I tatuaggi dovrebbero essere regolamentati. Scrive una persona che ama i tatuaggi che ne ha otto e che spesso si ferma a guardare quegli degli altri, ad ammirare disegni che niente hanno ad invidiare alle opere su tela. Lo dico dopo aver assistito oggi a una situazione al quanto vergognosa a mio modesto parere. L’estate scopre ogni cosa, ogni segreto e finché scopre qualche kg in più non c’è niente di male ma quando l’estate e il caldo scoprono tatuaggi inneggianti al nazismo, con svastiche e addirittura la dicitura dell’SS, qual’è la reazione giusta da avere? Indipendentemente dall’ideale politico, dalla destra o dalla sinistra, qua stiamo parlando di estremismo marcio, malato, di apologia di reato esposta davanti a tutti, a bambini, famiglie e persone di colore, a persone probabilmente omosessuali oppure ebrei che hanno vissuto sulla propria pelle il significato di quel simbolo, e con ancora, il peso di quella storia sulle spalle. Dov’è il rispetto quando si decide e ripeto lo si fa consapevolmente di esprimere in modo così netto e tremendo quell’ideale (se ideale si può chiamare) causa di giorni che sembra molti abbiano dimenticato?

Quanto il tatuatore ha la responsabilità?
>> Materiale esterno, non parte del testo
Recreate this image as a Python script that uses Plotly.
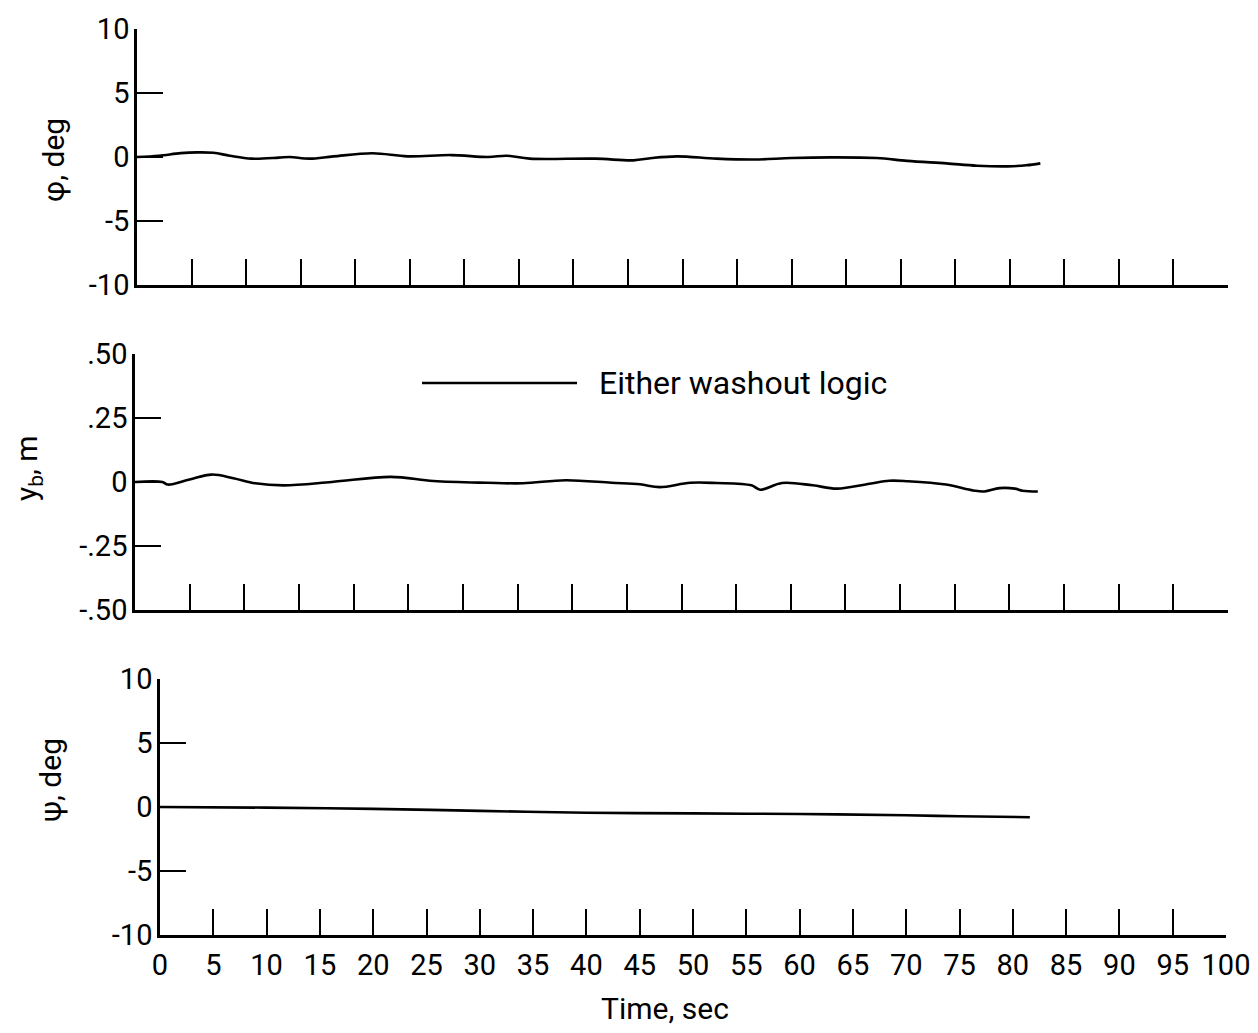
import plotly.graph_objects as go

# ---------------- data ----------------
phi_t = [0, 2, 4, 5.5, 7, 8.5, 10.5, 13, 14, 15.8, 18, 21.6, 24.8, 28.8, 32.2, 33.9, 36, 42,
         45.5, 47.2, 49.5, 53.1, 56.6, 60, 63.6, 67.8, 70.6, 74.2, 77, 79.8, 81.5, 82.8]
phi_deg = [0, 0.1, 0.3, 0.36, 0.33, 0.1, -0.13, -0.05, 0.0, -0.13, 0.05, 0.29, 0.05, 0.15, 0.0, 0.1,
           -0.13, -0.13, -0.26, -0.08, 0.05, -0.13, -0.2, -0.08, -0.03, -0.08, -0.3, -0.5, -0.68,
           -0.73, -0.65, -0.5]

yb_t = [0, 2.5, 3.0, 5, 7, 9, 11, 13.6, 18, 23.4, 27.3, 32.2, 35.5, 39.4, 43.6, 46.2, 48, 50.8,
        53.2, 56.4, 57.2, 59.2, 62, 64.2, 67.2, 69, 70.7, 74.2, 76.7, 77.7, 79.1, 80.5, 81.2, 82.6]
yb_m = [0, 0, -0.01, 0.01, 0.029, 0.015, -0.005, -0.013, 0.0, 0.02, 0.004, -0.003, -0.005, 0.007,
        -0.003, -0.009, -0.02, -0.003, -0.004, -0.013, -0.03, -0.004, -0.013, -0.026, -0.007, 0.005,
        0.003, -0.01, -0.033, -0.037, -0.024, -0.026, -0.034, -0.037]

psi_t = [0, 10, 20, 30, 40, 50, 60, 70, 75, 81.6]
psi_deg = [0, -0.05, -0.15, -0.3, -0.45, -0.5, -0.55, -0.65, -0.72, -0.8]

time_ticks = list(range(0, 101, 5))
time_ticktext = [str(v) for v in time_ticks]
phi_ticks = [-10, -5, 0, 5, 10]
phi_ticktext = ["-10", "-5", "0", "5", "10"]
yb_ticks = [-0.5, -0.25, 0, 0.25, 0.5]
yb_ticktext = ["-.50", "-.25", "0", ".25", ".50"]
psi_ticks = [-10, -5, 0, 5, 10]
psi_ticktext = ["-10", "-5", "0", "5", "10"]

legend_label = "Either washout logic"

# ---------------- figure ----------------
W, H = 1258, 1033
OFF = 8  # page body margin
FONT = "Roboto, Liberation Sans Narrow, sans-serif"
px = lambda v: (v - OFF) / W
py = lambda v: 1 - (v - OFF) / H

fig = go.Figure()
line = dict(color="black", width=2.6)
fig.add_trace(go.Scatter(x=phi_t, y=phi_deg, mode="lines", line=line, xaxis="x", yaxis="y",
                         showlegend=False, line_shape="spline"))
fig.add_trace(go.Scatter(x=yb_t, y=yb_m, mode="lines", line=line, xaxis="x2", yaxis="y2",
                         showlegend=False, line_shape="spline"))
fig.add_trace(go.Scatter(x=psi_t, y=psi_deg, mode="lines", line=line, xaxis="x3", yaxis="y3",
                         showlegend=False, line_shape="spline"))

common_x = dict(range=[0, 100], tickvals=time_ticks, ticktext=time_ticktext, ticks="inside",
                ticklen=26, tickwidth=2, tickcolor="black", showline=True, linecolor="black",
                linewidth=2.5, showgrid=False, zeroline=False, fixedrange=True, automargin=False,
                tickfont=dict(family=FONT, size=29, color="black"))
common_y = dict(ticks="inside", ticklen=26, tickwidth=2, tickcolor="black", showline=True,
                linecolor="black", linewidth=2.5, showgrid=False, zeroline=False, automargin=False,
                tickfont=dict(family=FONT, size=29, color="black"), ticklabelstandoff=-1)

fig.update_layout(
    width=W, height=H, margin=dict(l=0, r=0, t=0, b=0, autoexpand=False),
    paper_bgcolor="white", plot_bgcolor="white",
    font=dict(family=FONT, color="black", size=28),
    showlegend=False,
    xaxis=dict(common_x, domain=[px(137), px(1228)], anchor="y", showticklabels=False),
    yaxis=dict(common_y, domain=[py(285), py(29)], anchor="x", range=[-10, 10],
               tickvals=phi_ticks, ticktext=phi_ticktext),
    xaxis2=dict(common_x, domain=[px(135), px(1228)], anchor="y2", showticklabels=False),
    yaxis2=dict(common_y, domain=[py(610), py(354)], anchor="x2", range=[-0.5, 0.5],
                tickvals=yb_ticks, ticktext=yb_ticktext),
    xaxis3=dict(common_x, domain=[px(160), px(1226)], anchor="y3", showticklabels=True,
                ticklabelstandoff=2),
    yaxis3=dict(common_y, domain=[py(935), py(679)], anchor="x3", range=[-10, 10],
                tickvals=psi_ticks, ticktext=psi_ticktext),
)

def label(text, x, y, angle=0, size=30, xanchor="center"):
    return dict(text=text, x=px(x), y=py(y), xref="paper", yref="paper", textangle=angle,
                xanchor=xanchor, yanchor="middle", showarrow=False,
                font=dict(family=FONT, size=size, color="black"))

ann = [
    label("φ, deg", 54, 160, -90),
    label("y<sub>b</sub>, m", 28, 468, -90),
    label("ψ, deg", 50, 780, -90),
    label("Time, sec", 665, 1008),
    label(legend_label, 597, 383, 0, 32, "left"),
]
fig.update_layout(annotations=ann)

fig.add_shape(type="line", xref="paper", yref="paper", x0=px(422), x1=px(577), y0=py(383), y1=py(383),
              line=dict(color="black", width=2.6))

fig.write_html("out.html")
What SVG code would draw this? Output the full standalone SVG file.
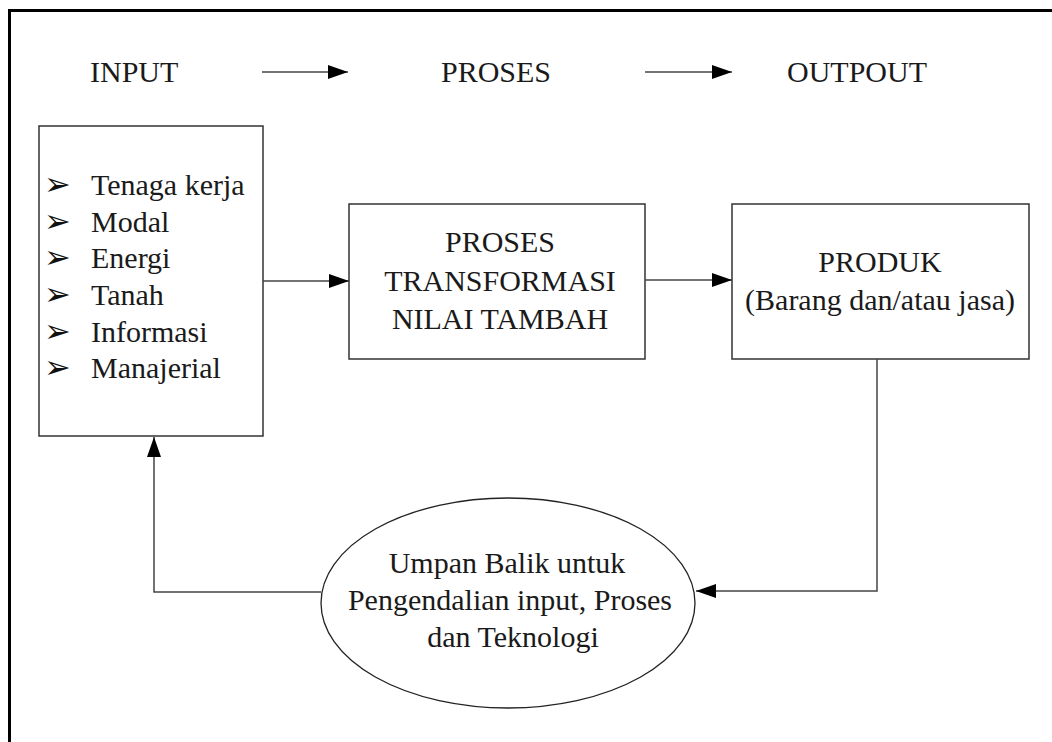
<svg xmlns="http://www.w3.org/2000/svg" width="1052" height="742" viewBox="0 0 1052 742">
<style>
.t{font-family:'Liberation Serif','Times New Roman',serif;font-size:30px;fill:#1a1a1a}
.m{text-anchor:middle}
.box{fill:#fff;stroke:#333;stroke-width:1.5}
.ln{fill:none;stroke:#444;stroke-width:1.5}
.b{font-family:'DejaVu Sans',sans-serif;font-size:32px;fill:#111}
</style>
<defs>
<marker id="ah" markerUnits="userSpaceOnUse" markerWidth="20" markerHeight="14" refX="20" refY="7" orient="auto">
<path d="M0,0 L20,7 L0,14 z" fill="#000"/>
</marker>
</defs>
<rect width="1052" height="742" fill="#fff"/>
<rect x="9.5" y="10.5" width="1070" height="770" fill="none" stroke="#000" stroke-width="3"/>
<g id="headers">
<text class="t" x="90" y="82">INPUT</text>
<text class="t" x="441" y="82">PROSES</text>
<text class="t" x="787" y="82">OUTPOUT</text>
</g>
<g id="input">
<rect class="box" x="39" y="126" width="224" height="310"/>
<text class="b" x="44" y="195">➢</text>
<text class="b" x="44" y="232">➢</text>
<text class="b" x="44" y="268">➢</text>
<text class="b" x="44" y="305">➢</text>
<text class="b" x="44" y="342">➢</text>
<text class="b" x="44" y="378">➢</text>
<text class="t" x="91" y="195">Tenaga kerja</text>
<text class="t" x="91" y="232">Modal</text>
<text class="t" x="91" y="268">Energi</text>
<text class="t" x="91" y="305">Tanah</text>
<text class="t" x="91" y="342">Informasi</text>
<text class="t" x="91" y="378">Manajerial</text>
</g>
<g id="proses">
<rect class="box" x="349" y="204" width="296" height="155"/>
<text class="t m" x="500" y="252">PROSES</text>
<text class="t m" x="500" y="291">TRANSFORMASI</text>
<text class="t m" x="500" y="329">NILAI TAMBAH</text>
</g>
<g id="produk">
<rect class="box" x="732" y="204" width="297" height="155"/>
<text class="t m" x="880" y="272">PRODUK</text>
<text class="t m" x="880" y="310">(Barang dan/atau jasa)</text>
</g>
<g id="umpan">
<ellipse cx="508" cy="603" rx="187" ry="105" fill="#fff" stroke="#222" stroke-width="1.3"/>
<text class="t m" x="507" y="573">Umpan Balik untuk</text>
<text class="t m" x="510" y="610">Pengendalian input, Proses</text>
<text class="t m" x="513" y="647">dan Teknologi</text>
</g>
<g id="connectors">
<line class="ln" x1="262" y1="72" x2="348" y2="72" marker-end="url(#ah)"/>
<line class="ln" x1="645" y1="72" x2="732" y2="72" marker-end="url(#ah)"/>
<line class="ln" x1="263" y1="281" x2="349" y2="281" marker-end="url(#ah)"/>
<line class="ln" x1="645" y1="280" x2="732" y2="280" marker-end="url(#ah)"/>
<polyline class="ln" points="877,359 877,591 696,591" marker-end="url(#ah)"/>
<polyline class="ln" points="321,592 154,592 154,437" marker-end="url(#ah)"/>
</g>
</svg>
Vero lui svolge semplicemente il suo lavoro, accontenta le richieste del cliente e rimane spesso estraniato dalle decisioni dei tatuaggi, ma quanto anche questo atteggiamento “al di fuori” è giusto? Quanti di questi tatuatori invece decidono di rifiutarsi di fare un tatuaggio di questo tipo? Ce ne sono molti, come molti sono quelli che rimangono “al di fuori”. Possibile condannare chi sceglie di tatuare al suo cliente certi simboli? Oppure semplicemente loro sono soltanto il tramite di menti rimaste aggrappate a un certo tipo di politica e a determinate persone? Il problema forse è più complicato di responsabilità da attribuire a chi fa il tatuaggio.

I tatuaggi hanno bisogno di essere regolamentai quando questi vanno ad esprimere certi “ideali”, quando queste libertà di espressioni sfociano i violenza tacita. C’è un limite che non va superato nel rispetto della storia e di quegli avvenimenti tragici. Ci sono tatuaggi che non dovrebbero avere la facoltà di finire sulla pelle di persone ahimè consapevoli del loro tremendo significato.

La cosiddetta legge Mancino, è una legge italiana introdotta nel 1993 che condanna gesti, azioni e slogan legati all’ideologia nazifascista, e aventi per scopo l’incitazione alla violenza e alla discriminazione per motivi razziali, etnici religiosi o nazionali. La legge punisce anche l’utilizzo di simbologie legate a suddetti movimenti politici.